White House Readies Major AI Action Plan

3 min read.

The White House is preparing to unveil a sweeping AI Action Plan aimed at weaving artificial intelligence deeper into federal systems. Set to debut on July 23, the initiative includes several executive orders and policy shifts designed to streamline data center permitting, expand energy infrastructure, and guide federal adoption of AI across agencies.

This is not about showmanship. It reflects a strategic pivot to embed AI where it matters most, inside public infrastructure, policy development, and national security.

What the Plan Actually Covers

The heart of the strategy is threefold.

First, the executive branch will make it easier to build data centers. Expect federal land use, unified permitting for water and grid connections, and targeted land availability through agencies like the Energy and Defense departments.

Second, the government will actively advance US AI exports. Commerce and other federal departments will deploy full stack AI packages abroad to support allied countries and counter reliance on foreign systems.

Third, funding will be restricted for states with restrictive AI laws. The FCC will assess which local regulations conflict with federal objectives. This is designed to prevent a patchwork of rules that could stall national AI adoption.

Behind the scenes, the Office of Science and Technology Policy is leading a national call for public comment and stakeholder input. The final plan is expected to shape U.S. AI posture amid global competition.

Why This Is a Big Deal

This marks a purposeful shift from lab driven pilots to systemic change.

AI is being treated not as a buzzword but as infrastructure, vital for government operations, federal services, and geopolitical strategy. The move is supported by high level champions including White House AI czar David Sacks and senior figures at OSTP.

This also signals a political shift toward less federal oversight and more growth orientation. The Trump administration is winding back Biden era guardrails to open doors for aggressive AI expansion in both public and private sectors.

What Could Go Wrong

Centralizing AI strategy is powerful, but it carries risks.

Scaling data center buildout will test utilities, zoning and environmental frameworks. Without careful oversight, supply chains could strain.

Blocking funds to states with strong AI safeguards could trigger legal challenges. This move is controversial and may face constitutional scrutiny around federalism.

And the emphasis on export and deregulation may collide with civil rights, worker protections and privacy. Watchdog groups are already raising concerns over bias and unchecked AI deployment.

Why Builders and Founders Should Pay Attention

This shift drastically shifts the incentive landscape.

If you build infrastructure, cloud or data center tools, this may unlock funding and simplify expansion approvals.

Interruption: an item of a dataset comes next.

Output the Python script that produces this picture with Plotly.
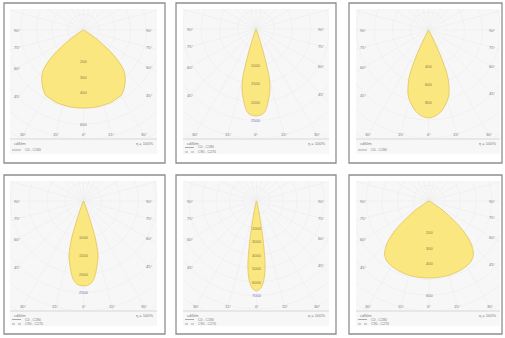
import numpy as np
import plotly.graph_objects as go

# ---------------- data ----------------
angles = [0, 2.5, 5, 7.5, 10, 12.5, 15, 17.5, 20, 22.5, 25, 27.5, 30,
          35, 40, 45, 50, 55, 60, 65, 70, 75, 80, 85, 90]

# luminous intensity, cd/klm, C0-C180 plane (symmetric)
intensity_1 = [497, 497, 497, 497, 497, 496, 495, 494, 494, 490, 487, 484, 481,
               452, 414, 363, 255, 115, 25, 6, 0, 0, 0, 0, 0]
intensity_2 = [2375, 2361, 2320, 2184, 1966, 1747, 1420, 683, 164, 55, 14, 0, 0,
               0, 0, 0, 0, 0, 0, 0, 0, 0, 0, 0, 0]
intensity_3 = [977, 971, 955, 932, 899, 855, 810, 755, 666, 555, 333, 89, 22,
               6, 0, 0, 0, 0, 0, 0, 0, 0, 0, 0, 0]
intensity_4 = [2320, 2307, 2266, 2157, 1966, 1747, 1529, 1092, 410, 109, 27, 0, 0,
               0, 0, 0, 0, 0, 0, 0, 0, 0, 0, 0, 0]
intensity_5 = [6660, 6510, 5990, 4880, 2590, 740, 222, 37, 0, 0, 0, 0, 0,
               0, 0, 0, 0, 0, 0, 0, 0, 0, 0, 0, 0]
intensity_6 = [490, 490, 490, 490, 490, 490, 489, 489, 487, 486, 484, 481, 478,
               468, 440, 375, 262, 124, 31, 6, 0, 0, 0, 0, 0]

radial_labels_1 = [200, 300, 400, 600]
radial_labels_2 = [1000, 1500, 2000, 2500]
radial_labels_3 = [400, 600, 800]
radial_labels_4 = [1000, 1500, 2000, 2500]
radial_labels_5 = [2000, 3000, 4000, 5000, 6000, 7000]
radial_labels_6 = [200, 300, 400, 600]

grid_steps = [100, 500, 200, 500, 1000, 100]

side_angles = [90, 75, 60, 45]
side_angle_labels = ["90°", "75°", "60°", "45°"]
bottom_angles = [-30, -15, 0, 15, 30]
bottom_angle_labels = ["30°", "15°", "0°", "15°", "30°"]
unit_label = "cd/klm"
efficiency_label = "η = 100%"
legend_labels = ["C0 - C180", "C90 - C270"]
legend_counts = [1, 2, 1, 2, 2, 2]

intensities = [intensity_1, intensity_2, intensity_3, intensity_4, intensity_5, intensity_6]
radial_labels = [radial_labels_1, radial_labels_2, radial_labels_3,
                 radial_labels_4, radial_labels_5, radial_labels_6]

# ---------------- layout (pixels) ----------------
W, H = 505, 338
px_per_step = [15.7, 18.3, 18.0, 18.3, 13.5, 15.7]
boxes = [(4, 3, 165, 163), (176, 3, 336, 163), (349, 3, 502, 163),
         (4, 175, 165, 334), (176, 175, 336, 334), (349, 175, 502, 334)]
inners = [(10, 9, 157, 154), (183, 9, 329, 154), (356, 9, 500, 154),
          (10, 181, 157, 326), (183, 181, 329, 326), (356, 181, 500, 326)]
origins = [(83.5, 30), (256, 29), (428.5, 30), (83.5, 201), (256.5, 201), (429, 201)]
plot_h = 129

FILL = "#fae77f"
EDGE = "#e2c35a"
GRID = "#eaeaea"
TXT = "#7a7a7a"
FONT = "Liberation Sans, Arial, sans-serif"


def px(x):
    return x / W


def py(y):
    return 1 - y / H


fig = go.Figure()
shapes = []
annotations = []

for i in range(6):
    n = i + 1
    xa = "x" if n == 1 else f"x{n}"
    ya = "y" if n == 1 else f"y{n}"
    bx0, by0, bx1, by1 = boxes[i]
    ix0, iy0, ix1, iy1 = inners[i]
    ox, oy = origins[i]
    step = grid_steps[i]
    k = step / px_per_step[i]  # cd per pixel
    pb = iy0 + plot_h  # bottom of polar area

    # frames
    shapes.append(dict(type="rect", xref="paper", yref="paper", layer="below",
                       x0=px(ix0), x1=px(ix1), y0=py(iy1), y1=py(iy0),
                       fillcolor="#f7f7f7", line=dict(width=0)))
    shapes.append(dict(type="rect", xref="paper", yref="paper", layer="above",
                       x0=px(bx0), x1=px(bx1), y0=py(by1), y1=py(by0),
                       fillcolor="rgba(0,0,0,0)", line=dict(color="#8e8e8e", width=1.3)))
    shapes.append(dict(type="line", xref="paper", yref="paper", layer="above",
                       x0=px(ix0), x1=px(ix1), y0=py(pb + 1), y1=py(pb + 1),
                       line=dict(color="#cfcfcf", width=0.8)))

    # axes
    xr = [(ix0 - ox) * k, (ix1 - ox) * k]
    yr = [-(pb - oy) * k, (oy - iy0) * k]
    fig.layout[f"xaxis{'' if n == 1 else n}"] = dict(
        domain=[px(ix0), px(ix1)], range=xr, anchor=ya, visible=False, fixedrange=True)
    fig.layout[f"yaxis{'' if n == 1 else n}"] = dict(
        domain=[py(pb), py(iy0)], range=yr, anchor=xa, visible=False, fixedrange=True)

    # grid: rays and circles
    rmax = 170 * k
    gx, gy = [], []
    for a in range(0, 360, 15):
        t = np.radians(a)
        gx += [0, rmax * np.sin(t), None]
        gy += [0, -rmax * np.cos(t), None]
    tt = np.linspace(0, 2 * np.pi, 181)
    r = step
    while r <= rmax:
        gx += list(r * np.sin(tt)) + [None]
        gy += list(-r * np.cos(tt)) + [None]
        r += step
    fig.add_trace(go.Scatter(x=gx, y=gy, mode="lines", line=dict(color=GRID, width=0.5),
                             xaxis=xa, yaxis=ya, hoverinfo="skip", showlegend=False))

    # light distribution curve
    a = np.array(angles, dtype=float)
    I = np.array(intensities[i], dtype=float)
    full_a = np.concatenate([-a[::-1], a[1:]])
    full_I = np.concatenate([I[::-1], I[1:]])
    keep = full_I > 0
    ca = np.radians(full_a[keep])
    cI = full_I[keep]
    cx = np.concatenate([[0], cI * np.sin(ca), [0]])
    cy = np.concatenate([[0], -cI * np.cos(ca), [0]])
    fig.add_trace(go.Scatter(x=cx, y=cy, mode="lines", fill="toself", fillcolor=FILL,
                             line=dict(color=EDGE, width=0.8, shape="spline", smoothing=0.9),
                             xaxis=xa, yaxis=ya, hoverinfo="skip", showlegend=False))

    # radial labels
    peak = max(intensities[i])
    for v in radial_labels[i]:
        inside = v < peak
        annotations.append(dict(x=0, y=-v, xref=xa, yref=ya, text=str(v), showarrow=False,
                                font=dict(size=4, color="#8a7a3e" if inside else
                                          ("#7c6cc0" if legend_counts[i] == 2 and i != 5 else TXT),
                                          family=FONT)))

    # angle labels on the sides
    lx = (ix0 + 7 - ox) * k
    rx = (ix1 - 8 - ox) * k
    for ang, lab in zip(side_angles, side_angle_labels):
        t = np.radians(ang)
        yy = -abs(lx) * np.cos(t) / np.sin(t)
        annotations.append(dict(x=lx, y=yy, xref=xa, yref=ya, text=lab, showarrow=False,
                                font=dict(size=4, color=TXT, family=FONT)))
        yy = -abs(rx) * np.cos(t) / np.sin(t)
        annotations.append(dict(x=rx, y=yy, xref=xa, yref=ya, text=lab, showarrow=False,
                                font=dict(size=4, color=TXT, family=FONT)))
    # angle labels at the bottom
    by = -(pb - 4 - oy) * k
    for ang, lab in zip(bottom_angles, bottom_angle_labels):
        t = np.radians(ang)
        annotations.append(dict(x=-by * np.tan(t), y=by, xref=xa, yref=ya, text=lab,
                                showarrow=False, font=dict(size=4, color=TXT, family=FONT)))

    # footer texts
    annotations.append(dict(x=px(ix0 + 2), y=py(pb + 5), xref="paper", yref="paper",
                            text=unit_label, showarrow=False, xanchor="left", yanchor="middle",
                            font=dict(size=4, color=TXT, family=FONT)))
    annotations.append(dict(x=px(ix1 - 2), y=py(pb + 5), xref="paper", yref="paper",
                            text=efficiency_label, showarrow=False, xanchor="right",
                            yanchor="middle", font=dict(size=4, color=TXT, family=FONT)))
    nleg = legend_counts[i]
    for j in range(nleg):
        ly = pb + (12 if nleg == 1 else 9.5 + 4.5 * j)
        shapes.append(dict(type="line", xref="paper", yref="paper",
                           x0=px(ix0 + 2), x1=px(ix0 + 11), y0=py(ly), y1=py(ly),
                           line=dict(color="#8a8a8a", width=0.7, dash="solid" if j == 0 else "dot")))
        annotations.append(dict(x=px(ix0 + 13), y=py(ly), xref="paper", yref="paper",
                                text=legend_labels[j], showarrow=False, xanchor="left",
                                yanchor="middle", font=dict(size=3.5, color=TXT, family=FONT)))

fig.update_layout(width=W, height=H, margin=dict(l=0, r=0, t=0, b=0),
                  paper_bgcolor="white", plot_bgcolor="rgba(0,0,0,0)",
                  shapes=shapes, annotations=annotations, showlegend=False)

fig.write_html("out.html", config={"displayModeBar": False, "staticPlot": True},
               post_script="document.body.style.margin='0';document.body.style.overflow='hidden';")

If you build AI software designed for government, healthcare or security use cases this could be your open door to procurement pipelines.

If you build compliance, explainability or federated learning tools, now is the time to plug into federal policy conversations.

And if you build services that prioritize neutrality or anti bias, expect renewed demand from agencies looking for trusted AI partners.

Your Next Play

Follow the plan’s release on July 23 and study the accompanying executive orders. Identify alignment points, whether around data centre infrastructure, export frameworks, agency adoption, or regulatory clarity.

Connect with federal working groups or engage in upcoming public comment windows. Now is the time to shape standards and procurement requirements before they turn into mandates.

This is not just the government embracing AI. It is a signal to the market that AI is now a public utility and the foundation stone for service, governance, and economic growth in the next decade.

Engage early, build strategically, and position your offer where government is now leaning.